Rabiu, un survivant du noma âgé de 20 ans et originaire de Raba, dans l'État de Sokoto au Nigeria, joue aux fléchettes dans la cour de l'Hôpital Noma de Sokoto. "C'est la première fois que je viens dans cet hôpital. Au début, j'ai refusé, mais ma grande sœur m'a poussé et m'a amené ici", explique-t-il. Il est venu avec son frère Bello, qui se souvient : "Il a commencé à prendre des remèdes à base de plantes à la maison. Son visage avait un furoncle, et un morceau de métal chauffé a été utilisé pour percer le furoncle. La plaie a été retirée et a guéri. Deux autres sont apparus et la même chose a été faite." Nous sommes le 4 mai 2023.
Rabiu, un survivant du noma âgé de 20 ans et originaire de Raba, dans l'État de Sokoto au Nigeria, joue aux fléchettes dans la cour de l'Hôpital Noma de Sokoto. 
Crédit : Fabrice Caterini/Inediz 

Si le plateau technique et le personnel qualifié pour ces reconstructions font défaut au Sénégal, des centres de prise en charge du noma existent au Niger, au Burkina Faso, au Nigéria (MSF a ouvert un centre à Sokoto) et en Guinée-Bissau. C’est dans ce dernier que Boubacar Cissé a pu être opéré grâce à un mécénat instauré par l’ONG allemande Hilfsaktion Noma e.v. depuis 2012. « L’opération a changé son visage et sa vie. Il a retrouvé une vie sociale », applaudit Lamine Cissé en parlant de son frère désormais âgé de 21 ans. Depuis 2018, le ministère de l’Action Sociale et de la Santé sénégalais accompagne une douzaine de malades par an dans la prise en charge sanitaire.

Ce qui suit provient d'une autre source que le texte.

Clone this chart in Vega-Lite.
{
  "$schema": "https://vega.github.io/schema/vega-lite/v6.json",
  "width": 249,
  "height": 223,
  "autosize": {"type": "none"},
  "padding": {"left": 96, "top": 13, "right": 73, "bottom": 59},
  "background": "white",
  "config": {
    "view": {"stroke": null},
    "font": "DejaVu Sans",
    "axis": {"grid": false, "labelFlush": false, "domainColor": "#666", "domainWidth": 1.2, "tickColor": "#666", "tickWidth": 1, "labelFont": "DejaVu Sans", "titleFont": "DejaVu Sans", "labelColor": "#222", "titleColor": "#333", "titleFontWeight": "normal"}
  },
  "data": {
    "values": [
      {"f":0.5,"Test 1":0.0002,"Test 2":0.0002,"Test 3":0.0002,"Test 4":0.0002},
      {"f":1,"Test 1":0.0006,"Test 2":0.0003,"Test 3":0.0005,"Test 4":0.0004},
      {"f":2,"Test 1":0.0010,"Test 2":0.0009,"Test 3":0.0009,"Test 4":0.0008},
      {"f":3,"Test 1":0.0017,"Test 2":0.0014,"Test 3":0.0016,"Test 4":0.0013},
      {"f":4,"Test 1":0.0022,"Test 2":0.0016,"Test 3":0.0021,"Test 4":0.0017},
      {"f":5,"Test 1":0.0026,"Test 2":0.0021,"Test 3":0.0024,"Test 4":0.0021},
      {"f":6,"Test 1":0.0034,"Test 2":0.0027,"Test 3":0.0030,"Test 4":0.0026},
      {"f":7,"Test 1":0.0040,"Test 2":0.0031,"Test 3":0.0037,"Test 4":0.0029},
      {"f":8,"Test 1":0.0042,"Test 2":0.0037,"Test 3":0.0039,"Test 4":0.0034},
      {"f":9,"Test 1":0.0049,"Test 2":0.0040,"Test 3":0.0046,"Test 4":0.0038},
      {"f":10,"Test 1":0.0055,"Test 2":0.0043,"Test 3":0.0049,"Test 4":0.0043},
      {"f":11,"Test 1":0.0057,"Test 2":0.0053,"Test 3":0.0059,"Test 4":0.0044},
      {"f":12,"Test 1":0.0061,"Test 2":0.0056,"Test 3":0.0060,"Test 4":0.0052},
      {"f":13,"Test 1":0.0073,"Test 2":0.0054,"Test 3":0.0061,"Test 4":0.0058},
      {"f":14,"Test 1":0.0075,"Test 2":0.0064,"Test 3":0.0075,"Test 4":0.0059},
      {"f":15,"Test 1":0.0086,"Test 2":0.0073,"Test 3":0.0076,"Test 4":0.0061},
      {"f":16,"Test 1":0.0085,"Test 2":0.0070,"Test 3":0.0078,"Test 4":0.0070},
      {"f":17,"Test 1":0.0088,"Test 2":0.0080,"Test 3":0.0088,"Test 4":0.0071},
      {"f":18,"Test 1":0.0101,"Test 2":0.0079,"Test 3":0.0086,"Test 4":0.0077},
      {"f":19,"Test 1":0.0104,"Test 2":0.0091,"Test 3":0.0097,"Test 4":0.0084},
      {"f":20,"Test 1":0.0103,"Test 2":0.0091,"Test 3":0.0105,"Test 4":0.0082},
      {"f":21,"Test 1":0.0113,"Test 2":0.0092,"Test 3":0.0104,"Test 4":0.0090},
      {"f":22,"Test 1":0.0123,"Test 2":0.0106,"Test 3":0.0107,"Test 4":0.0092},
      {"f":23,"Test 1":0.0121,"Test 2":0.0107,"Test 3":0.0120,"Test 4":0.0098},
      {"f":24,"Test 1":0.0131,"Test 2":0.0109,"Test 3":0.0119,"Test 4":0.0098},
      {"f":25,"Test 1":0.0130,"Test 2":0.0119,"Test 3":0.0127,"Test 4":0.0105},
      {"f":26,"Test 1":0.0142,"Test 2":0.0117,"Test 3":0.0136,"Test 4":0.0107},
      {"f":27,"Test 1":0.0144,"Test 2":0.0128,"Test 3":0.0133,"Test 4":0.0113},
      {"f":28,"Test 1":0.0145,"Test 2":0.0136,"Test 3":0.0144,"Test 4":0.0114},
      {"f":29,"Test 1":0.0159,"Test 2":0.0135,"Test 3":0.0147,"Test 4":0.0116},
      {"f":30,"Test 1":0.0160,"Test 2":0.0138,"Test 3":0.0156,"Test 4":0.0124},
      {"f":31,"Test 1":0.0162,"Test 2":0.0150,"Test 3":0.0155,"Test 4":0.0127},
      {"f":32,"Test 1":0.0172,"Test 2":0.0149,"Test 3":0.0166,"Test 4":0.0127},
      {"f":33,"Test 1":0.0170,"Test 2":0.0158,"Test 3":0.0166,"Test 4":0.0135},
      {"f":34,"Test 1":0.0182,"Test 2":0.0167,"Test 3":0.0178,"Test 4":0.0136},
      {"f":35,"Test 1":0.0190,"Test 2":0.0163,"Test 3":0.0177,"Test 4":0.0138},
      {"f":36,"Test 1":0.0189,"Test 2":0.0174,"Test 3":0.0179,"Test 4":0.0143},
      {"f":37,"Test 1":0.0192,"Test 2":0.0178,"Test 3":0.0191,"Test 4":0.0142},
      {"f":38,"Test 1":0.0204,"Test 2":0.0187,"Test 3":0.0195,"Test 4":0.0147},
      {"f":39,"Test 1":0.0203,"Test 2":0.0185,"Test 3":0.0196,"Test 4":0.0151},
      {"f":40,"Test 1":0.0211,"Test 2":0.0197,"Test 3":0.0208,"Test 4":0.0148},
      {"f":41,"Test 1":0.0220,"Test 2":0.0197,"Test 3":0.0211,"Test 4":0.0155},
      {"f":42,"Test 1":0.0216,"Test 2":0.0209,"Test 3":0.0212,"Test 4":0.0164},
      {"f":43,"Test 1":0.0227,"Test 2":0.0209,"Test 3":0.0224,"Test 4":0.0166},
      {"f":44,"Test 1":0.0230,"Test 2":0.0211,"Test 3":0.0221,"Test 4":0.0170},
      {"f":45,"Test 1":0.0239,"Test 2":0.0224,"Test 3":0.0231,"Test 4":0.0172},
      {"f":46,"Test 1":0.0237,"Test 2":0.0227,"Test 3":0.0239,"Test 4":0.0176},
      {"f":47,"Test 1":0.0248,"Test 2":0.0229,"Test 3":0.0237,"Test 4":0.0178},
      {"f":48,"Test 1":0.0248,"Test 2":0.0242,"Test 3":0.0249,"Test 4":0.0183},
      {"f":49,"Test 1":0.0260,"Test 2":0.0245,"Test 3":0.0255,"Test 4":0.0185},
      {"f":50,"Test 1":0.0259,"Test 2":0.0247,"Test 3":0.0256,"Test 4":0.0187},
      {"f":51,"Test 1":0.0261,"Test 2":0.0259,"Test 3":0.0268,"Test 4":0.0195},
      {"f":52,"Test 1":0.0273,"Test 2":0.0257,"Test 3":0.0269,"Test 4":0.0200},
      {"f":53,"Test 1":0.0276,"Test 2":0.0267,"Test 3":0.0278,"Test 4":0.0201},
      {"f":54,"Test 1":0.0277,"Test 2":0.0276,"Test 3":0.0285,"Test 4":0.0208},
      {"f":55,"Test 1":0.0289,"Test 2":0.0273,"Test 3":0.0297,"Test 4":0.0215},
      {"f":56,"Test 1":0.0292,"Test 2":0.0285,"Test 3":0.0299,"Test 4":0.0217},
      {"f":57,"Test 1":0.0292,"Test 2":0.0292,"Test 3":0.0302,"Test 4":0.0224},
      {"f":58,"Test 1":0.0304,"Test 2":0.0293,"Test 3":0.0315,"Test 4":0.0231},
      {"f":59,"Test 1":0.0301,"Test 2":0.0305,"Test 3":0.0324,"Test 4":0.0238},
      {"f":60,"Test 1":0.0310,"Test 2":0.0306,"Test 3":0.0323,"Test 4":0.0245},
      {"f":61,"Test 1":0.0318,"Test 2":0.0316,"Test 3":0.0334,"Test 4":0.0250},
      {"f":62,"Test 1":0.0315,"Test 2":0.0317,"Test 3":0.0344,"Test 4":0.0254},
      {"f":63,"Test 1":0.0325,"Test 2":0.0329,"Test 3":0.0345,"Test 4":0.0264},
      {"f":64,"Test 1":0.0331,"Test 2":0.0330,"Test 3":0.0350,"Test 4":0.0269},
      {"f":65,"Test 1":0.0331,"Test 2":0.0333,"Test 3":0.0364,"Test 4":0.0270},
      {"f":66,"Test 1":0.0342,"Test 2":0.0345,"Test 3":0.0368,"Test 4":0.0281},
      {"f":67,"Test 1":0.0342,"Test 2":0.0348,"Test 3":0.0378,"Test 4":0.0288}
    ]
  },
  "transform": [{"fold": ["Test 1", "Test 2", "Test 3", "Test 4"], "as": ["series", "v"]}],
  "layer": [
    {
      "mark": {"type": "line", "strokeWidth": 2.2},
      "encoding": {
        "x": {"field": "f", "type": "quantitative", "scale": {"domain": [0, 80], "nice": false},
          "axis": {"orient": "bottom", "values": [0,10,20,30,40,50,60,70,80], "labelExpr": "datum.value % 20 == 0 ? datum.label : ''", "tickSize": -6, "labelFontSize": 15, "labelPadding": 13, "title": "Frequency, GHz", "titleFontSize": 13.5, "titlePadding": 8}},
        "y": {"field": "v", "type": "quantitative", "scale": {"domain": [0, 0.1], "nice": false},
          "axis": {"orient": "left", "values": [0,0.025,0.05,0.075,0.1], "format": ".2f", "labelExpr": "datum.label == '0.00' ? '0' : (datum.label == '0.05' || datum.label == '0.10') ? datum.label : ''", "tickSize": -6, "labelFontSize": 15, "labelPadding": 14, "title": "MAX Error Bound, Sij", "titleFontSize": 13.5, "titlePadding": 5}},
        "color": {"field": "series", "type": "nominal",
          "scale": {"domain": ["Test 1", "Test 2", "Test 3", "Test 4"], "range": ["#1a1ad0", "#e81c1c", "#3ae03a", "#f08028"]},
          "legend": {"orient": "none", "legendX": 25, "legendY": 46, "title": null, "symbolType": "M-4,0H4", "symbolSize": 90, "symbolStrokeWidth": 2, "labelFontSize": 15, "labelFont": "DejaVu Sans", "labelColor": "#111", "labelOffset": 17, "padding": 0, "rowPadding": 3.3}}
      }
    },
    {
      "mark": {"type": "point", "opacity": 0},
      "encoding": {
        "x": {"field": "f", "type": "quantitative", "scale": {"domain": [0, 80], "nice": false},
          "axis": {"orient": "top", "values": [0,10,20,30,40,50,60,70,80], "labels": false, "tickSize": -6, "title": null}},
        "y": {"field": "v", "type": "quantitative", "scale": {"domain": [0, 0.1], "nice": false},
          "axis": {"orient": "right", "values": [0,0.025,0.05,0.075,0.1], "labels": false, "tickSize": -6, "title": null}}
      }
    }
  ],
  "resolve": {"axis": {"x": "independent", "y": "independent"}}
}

Renforcer, prévenir et sensibiliser

Problème de santé publique depuis 1994 selon l’OMS, un programme de lutte contre le noma a été instauré au Sénégal avec l’adoption d’un plan d’action annuel dès 2006, axé sur la formation, la sensibilisation des populations et des professionnels de santé, la recherche et l’accompagnement des malades. « Les signes de la maladie étaient connus mais pas le nom. Les capacités des professionnels mais aussi des acteurs communautaires en contact direct avec les communautés isolées devaient être renforcées », soutient Dr Badiane. Si les mentalités évoluent, certains continuent encore d’associer cette maladie bactérienne infectieuse à de la sorcellerie.

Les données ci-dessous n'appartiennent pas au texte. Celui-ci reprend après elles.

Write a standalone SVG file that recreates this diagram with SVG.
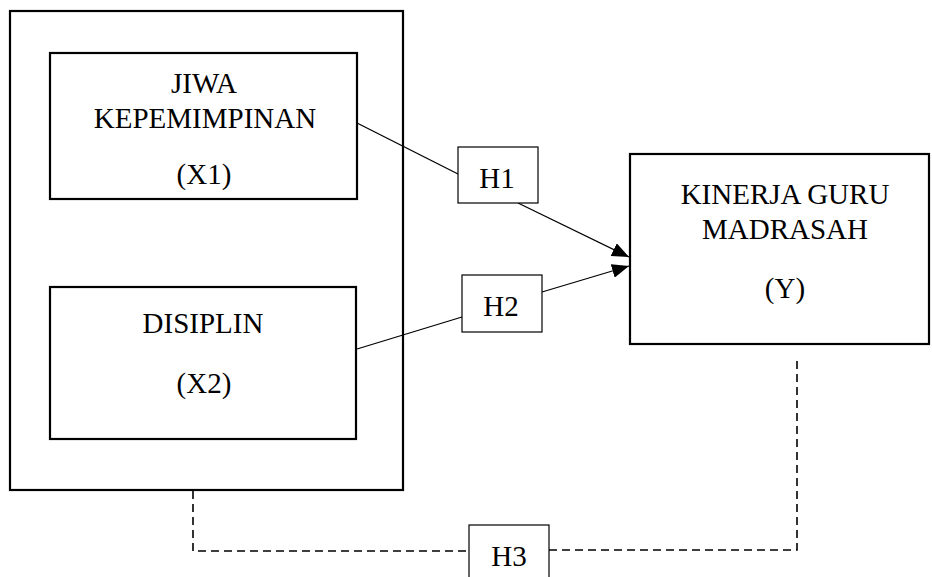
<svg xmlns="http://www.w3.org/2000/svg" width="932" height="577" viewBox="0 0 932 577">
<style>
.box{fill:#fff;stroke:#000;stroke-width:2.2}
.hbox{fill:#fff;stroke:#000;stroke-width:1.2}
text{font-family:'Liberation Serif',serif;font-size:29px;fill:#000;text-anchor:middle}
.ln{stroke:#000;stroke-width:1.3;fill:none}
.dash{stroke:#000;stroke-width:1.6;fill:none;stroke-dasharray:8 5}
</style>
<defs>
<marker id="arr" markerUnits="userSpaceOnUse" markerWidth="18" markerHeight="14" refX="17" refY="7" orient="auto">
<path d="M0,0 L17,7 L0,14 Z" fill="#000"/>
</marker>
</defs>
<g id="group-x">
<rect class="box" x="10" y="11" width="393" height="479"/>
</g>
<g id="node-x1" font-family="Liberation Serif, serif">
<rect class="box" x="50" y="53" width="307" height="146"/>
<text x="204" y="93">JIWA</text>
<text x="205" y="128">KEPEMIMPINAN</text>
<text x="204" y="184">(X1)</text>
</g>
<g id="node-x2" font-family="Liberation Serif, serif">
<rect class="box" x="50" y="287" width="306" height="152"/>
<text x="203" y="333">DISIPLIN</text>
<text x="204" y="393">(X2)</text>
</g>
<g id="node-y" font-family="Liberation Serif, serif">
<rect class="box" x="630" y="154" width="299" height="190"/>
<text x="785" y="204">KINERJA GURU</text>
<text x="785" y="239">MADRASAH</text>
<text x="785" y="298">(Y)</text>
</g>
<g id="connectors">
<line class="ln" x1="357" y1="123" x2="458" y2="174"/>
<line class="ln" x1="518" y1="203" x2="629" y2="257" marker-end="url(#arr)"/>
<line class="ln" x1="357" y1="349" x2="462" y2="317"/>
<line class="ln" x1="542" y1="292" x2="629" y2="266" marker-end="url(#arr)"/>
<path class="dash" d="M193,491 V551 H469"/>
<path class="dash" d="M549,550 H797 V358"/>
</g>
<g id="node-h1" font-family="Liberation Serif, serif">
<rect class="hbox" x="458" y="147" width="80" height="56"/>
<text x="497" y="188">H1</text>
</g>
<g id="node-h2" font-family="Liberation Serif, serif">
<rect class="hbox" x="462" y="275" width="80" height="57"/>
<text x="501" y="316">H2</text>
</g>
<g id="node-h3" font-family="Liberation Serif, serif">
<rect class="hbox" x="469" y="525" width="80" height="60"/>
<text x="509" y="566">H3</text>
</g>
</svg>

Selon l’OMS, 140 000 nouveaux cas sont estimés annuellement dans le monde. Mais ce chiffre datant de 1998 est loin de refléter la réalité et souligne surtout le peu d’intérêt pour cette maladie. « Nous avons besoin de chiffres pour constater l’ampleur du noma dans le pays et ne pas piloter à vide. Nous nous sommes aperçus que les zones de forte prévalence coïncidaient avec celles de malnutrition sévère au centre, au Nord (Matam) et au Sud (Kolda, Sedhiou, Tambacounda) du pays », plaide Dr Codou Badiane. En 2000, une centaine de cas a été recensée au Sénégal.

À la demande du Nigéria où la maladie est endémique, soutenue par MSF et 31 pays, une demande d’inscription du noma parmi les maladies tropicales négligées (MTN) a été entreprise. « Il faut renforcer la recherche car beaucoup d’incertitudes sur le noma demeurent, jusqu’à son origine même. En comprenant mieux la maladie, on pourrait mieux la combattre », souligne le Dr Vincent Dossou Sodjinou, représentant par intérim de l’OMS au Sénégal qui appelle à un renforcement des programmes nationaux de santé bucco-dentaire, ainsi qu'à la couverture de santé universelle. Toujours très impliqué pour faire connaître le noma, Lamine s’est donné une nouvelle mission : créer une association de soutien et d’aide aux malades et à leur famille.